Early Islamic Period (eighth–tenth centuries CE). No remains of the Umayyad period were discovered in Area M5. The earliest evidence for post-Byzantine activity is a series of early Abbasid refuse pits, similar to dozens of pits discovered during the previous excavation seasons. All the pits (diam. 1.0–1.5 m) were dug in the ground, sometimes one into another, and contained burntorganic materials, charcoal chunks, numerous fragments of various potteryvessels, animal and bird bones and eggshells. The refuse pits may indicate that a large marketplace, consisting of stalls made of perishable materials, operated here in an open area (Amichay et al. 2019). The next phases in the Abbasid period, dated to the late eighth to tenth centuries CE, are characterized by poorly built structures of different functions and numerous installations (Fig. 9). Among the Abbasid structures discovered in the current excavations is a bakery complex, facing one of the commercial lanes, with an entrance room, a baker’s work space and a round oven (diam. 2.5 m; Fig. 10). The oven floor was made of thick dark orange mud-brick material, resting on a thick layer of flint stones over its entire diameter, and intended to preserve heat inside the installation.

 

Later Periods. During the Ottoman period, a large bustan (agricultural garden) occupied the entire area. It retained its layout until the second quarter of the twentieth century.

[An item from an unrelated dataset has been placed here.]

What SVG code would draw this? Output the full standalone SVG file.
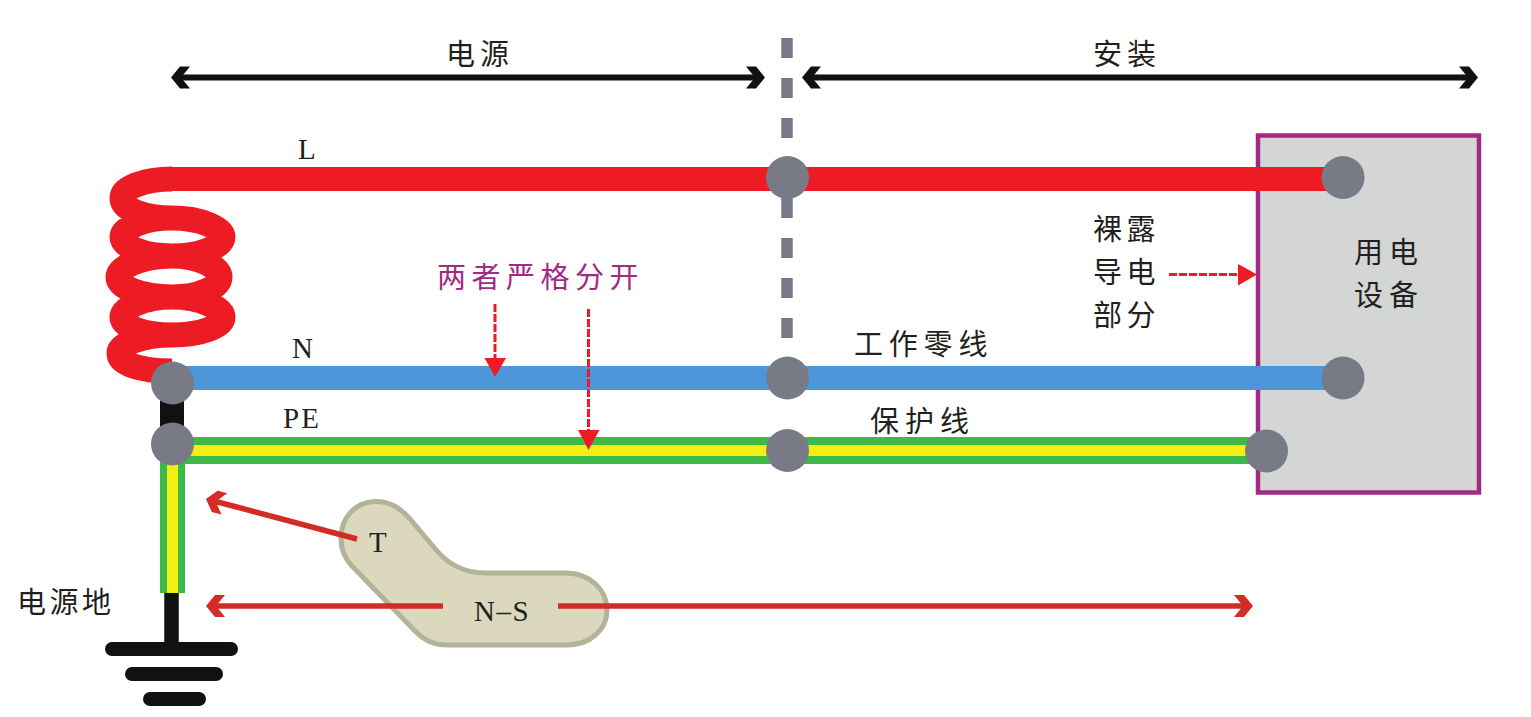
<svg xmlns="http://www.w3.org/2000/svg" width="1531" height="717" viewBox="0 0 1531 717">
<style>
.t{font-family:"Noto Sans CJK SC","Liberation Sans",sans-serif;font-size:29px;fill:#231f20}
.l{font-family:"Liberation Serif",serif;font-size:29px;fill:#231f20}
.dot{fill:#787a85}
.blk{stroke:#111;stroke-width:6;fill:none}
.dash{stroke:#ed1c24;stroke-width:3;fill:none;stroke-dasharray:8 2}
.rd{stroke:#d42b27;stroke-width:5.500;fill:none}
.hb{fill:#111}.hr{fill:#d42b27}.hd{fill:#ed1c24}
</style>
<defs>
<path id="chev" d="M0 0L-9 11L-19 11L-10 0L-19 -11L-9 -11Z"/>
</defs>
<g id="device">
<rect x="1258" y="135.5" width="221" height="357" fill="#d4d5d5" stroke="#a32a82" stroke-width="4.5"/>
<text class="t" x="1354" y="263" letter-spacing="6">用电</text>
<text class="t" x="1354" y="306" letter-spacing="6">设备</text>
</g>
<g id="connectors">
<path id="separator" d="M787 38V338" stroke="#787a85" stroke-width="11.5" stroke-dasharray="20 20" fill="none"/>
<path id="coil" fill="none" stroke="#ed1c24" stroke-width="25" d="M172 179C144 179 122 188 122 198C122 210 145 218 172 218C202 218 223 229 223 237C223 246 202 256 172 256C142 256 122 246 122 237C122 229 142 218 172 218M172 256C140 256 118 268 118 277C118 287 140 297 172 297C200 297 220 287 220 277C220 268 200 256 172 256M172 297C142 297 122 309 122 317C122 326 142 335 172 335C202 335 223 326 223 317C223 309 202 297 172 297M172 335C140 335 119 345 119 353C119 364 140 371 172 371"/>
<path id="wire-L" d="M172 179H1343" stroke="#ed1c24" stroke-width="24" fill="none"/>
<path id="wire-N" d="M172 378H1343" stroke="#4d96d9" stroke-width="24" fill="none"/>
<path id="wire-black" d="M172 383V444" stroke="#111" stroke-width="24" fill="none"/>
<g id="wire-PE" fill="none">
<path d="M172 450.500H1266" stroke="#3db94a" stroke-width="27"/>
<path d="M172 450.500H1266" stroke="#f5ee12" stroke-width="11"/>
</g>
<g id="wire-PE-down" fill="none">
<path d="M172.500 444V593" stroke="#3db94a" stroke-width="25"/>
<path d="M172.500 444V593" stroke="#f5ee12" stroke-width="11"/>
</g>
<path id="wire-ground" d="M171.500 593V646" stroke="#111" stroke-width="14.500" fill="none"/>
</g>
<g id="ground" class="hb">
<rect x="105" y="642" width="133" height="14" rx="7"/>
<rect x="125" y="667" width="98" height="14" rx="7"/>
<rect x="143" y="692" width="63" height="14" rx="7"/>
</g>
<g id="nodes">
<circle id="n1" class="dot" cx="172.500" cy="383" r="21.500"/>
<circle id="n2" class="dot" cx="172.500" cy="444" r="21.500"/>
<circle id="n3" class="dot" cx="787.500" cy="177.500" r="21.500"/>
<circle id="n4" class="dot" cx="787.500" cy="378" r="21.500"/>
<circle id="n5" class="dot" cx="787.500" cy="450.500" r="21.500"/>
<circle id="n6" class="dot" cx="1343" cy="177.500" r="21.500"/>
<circle id="n7" class="dot" cx="1343" cy="378" r="21.500"/>
<circle id="n8" class="dot" cx="1266.500" cy="451" r="21.500"/>
</g>
<g id="blob">
<path fill="#dbd8be" stroke="#b3b39a" stroke-width="5" d="M376 501.500C392 501.500 402 510 410 519L437 551C450 566 466 573 486 573H566C590 573 607 590 607 610C607 630 590 645 566 645H448C432 645 424 640 414 630L352 566C344 558 341 548 341 538C341 517 356 501.500 376 501.500Z"/>
<text class="l" x="369" y="552">T</text>
<text class="l" x="474" y="621" letter-spacing="1.500">N–S</text>
</g>
<g id="range-arrows">
<path class="blk" d="M178 77.500H758M810 77.500H1470"/>
<use href="#chev" class="hb" transform="translate(765 77.500)"/>
<use href="#chev" class="hb" transform="translate(171 77.500) rotate(180)"/>
<use href="#chev" class="hb" transform="translate(802 77.500) rotate(180)"/>
<use href="#chev" class="hb" transform="translate(1478 77.500)"/>
</g>
<g id="red-arrows">
<path class="rd" d="M357 539L214 501"/>
<use href="#chev" class="hr" transform="translate(206 499) rotate(-165)"/>
<path class="rd" d="M443 606H214M558 606H1245"/>
<use href="#chev" class="hr" transform="translate(206 606) rotate(180)"/>
<use href="#chev" class="hr" transform="translate(1253 606)"/>
</g>
<g id="dashed-arrows">
<path class="dash" d="M495 304V358M588.500 309V430M1169 274.500H1238"/>
<path class="hd" d="M484.500 358H506L495 377Z"/>
<path class="hd" d="M578 430H599.500L588.500 450Z"/>
<path class="hd" d="M1238 264L1257 274.500L1238 285.500Z"/>
</g>
<g id="labels">
<text class="t" x="446" y="65" letter-spacing="5">电源</text>
<text class="t" x="1093" y="65" letter-spacing="5">安装</text>
<text class="l" x="298" y="159">L</text>
<text class="l" x="292" y="358">N</text>
<text class="l" x="283" y="428" letter-spacing="2">PE</text>
<text class="t" x="437" y="288" letter-spacing="5.500" style="fill:#a32a82">两者严格分开</text>
<text class="t" x="854" y="355" letter-spacing="5.800">工作零线</text>
<text class="t" x="870" y="432" letter-spacing="6">保护线</text>
<text class="t" x="1093" y="240" letter-spacing="4.500">裸露</text>
<text class="t" x="1093" y="283" letter-spacing="4.500">导电</text>
<text class="t" x="1093" y="326" letter-spacing="4.500">部分</text>
<text class="t" x="17" y="613" letter-spacing="3.500">电源地</text>
</g>
</svg>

A small water cistern and meager remains of terrace walls represent this last stage in the sequence of the site’s archaeological strata.

 

The finds exposed in the current excavation seasons supplement the information derived from the previous years of research in the area, mainly contributing to the understanding of the Hellenistic fortifications of the city and the urban development in the Late Roman period.